Rassurez-vous, cette chronique ne sera pas la dix millionième à soutenir que Donald Trump est irresponsable, instable, incompétent, grossier, inculte et menteur.
Si vous ne l’avez pas encore compris, vous avez un sérieux problème.
Je veux plutôt examiner froidement la possibilité qu’il puisse être réélu.
Ça fait peur, hein ?
Pourtant, son niveau d’appui reste stable autour de 43-44 %. Ses partisans voteraient pour lui même si, comme il l’a déjà dit, il tirait sur quelqu’un avec un revolver en pleine rue.
Si son vote est bien réparti dans les États clés, si l’économie tient le coup, si un troisième candidat venait siphonner des votes aux démocrates, et si les démocrates font des niaiseries, Trump peut encore gagner.
Danger
Regardez la course entre les candidats démocrates pour remporter l’investiture.
Je comprends que les candidats doivent d’abord séduire les militants du parti, mais il est beaucoup, beaucoup, beaucoup question de diversité, de racisme et d’écologie.
On dirait un débat sur un campus universitaire pour séduire des étudiants.
On peut à bon droit trouver que Joe Biden est un vieux politicien centriste traditionnel, mais ses principaux challengers pour le moment – Warren, Sanders et Harris – sont très, très à gauche sur l’échiquier politique américain.
Leurs propos plaisent aux activistes, aux jeunes et à l’électorat urbain et éduqué des grandes villes des deux côtes.
Mais ailleurs ? C’est dans le Midwest et auprès des électeurs blancs qui s’estiment, à tort ou à raison, laissés pour compte que Trump a construit sa victoire.
Des candidats démocrates évoquent notamment la possibilité d’envisager des « réparations financières » pour les descendants des esclaves.
Barack Obama avait jadis vu dans cette question, avec raison, une immense distraction qui se heurterait à des écueils pratiquement insurmontables : comment établir qui serait admissible en cette ère de métissage ?
Mais même si cette idée ne va nulle part, et elle n’ira nulle part, imaginez comment Trump pourrait l’exploiter pour faire passer le parti démocrate pour un repaire de gauchistes déconnectés du « vrai monde ».
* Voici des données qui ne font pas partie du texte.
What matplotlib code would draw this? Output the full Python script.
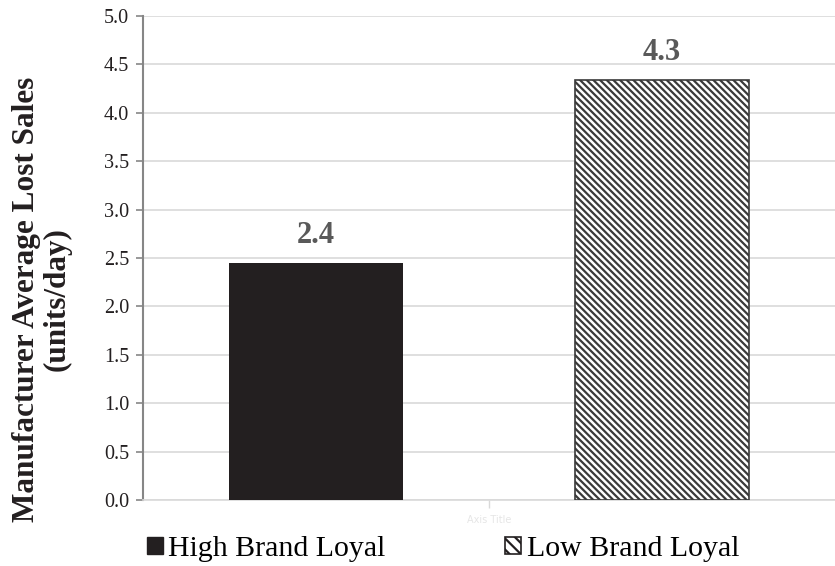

C’est comme si le populisme de droite de Trump stimulait, par effet de réaction, un populisme de gauche.
Je vous donne un autre exemple.
À la Chambre des représentants, les démocrates sont divisés sur le lancement ou non d’une procédure de destitution du président.
Ce serait cependant le Sénat qui serait le jury, et il faudrait que les deux tiers des sénateurs votent en faveur de la mesure.
Les chances que cela se produise sont nulles s’il n’y a pas de nouvelles révélations.
Mais on entend déjà Trump chauffer sa base en disant : « Après Mueller et les méchants médias, voici une autre chasse aux sorcières ».
Pragmatisme
La morale de cette histoire est simple.
Les militants démocrates doivent résister à la tentation de se faire plaisir et de choisir le candidat qui coche toutes les bonnes cases de la rectitude politique.
Ils doivent choisir, très froidement, le mieux placé pour battre Trump, même si ce n’est pas le plus excitant sur le plan idéologique.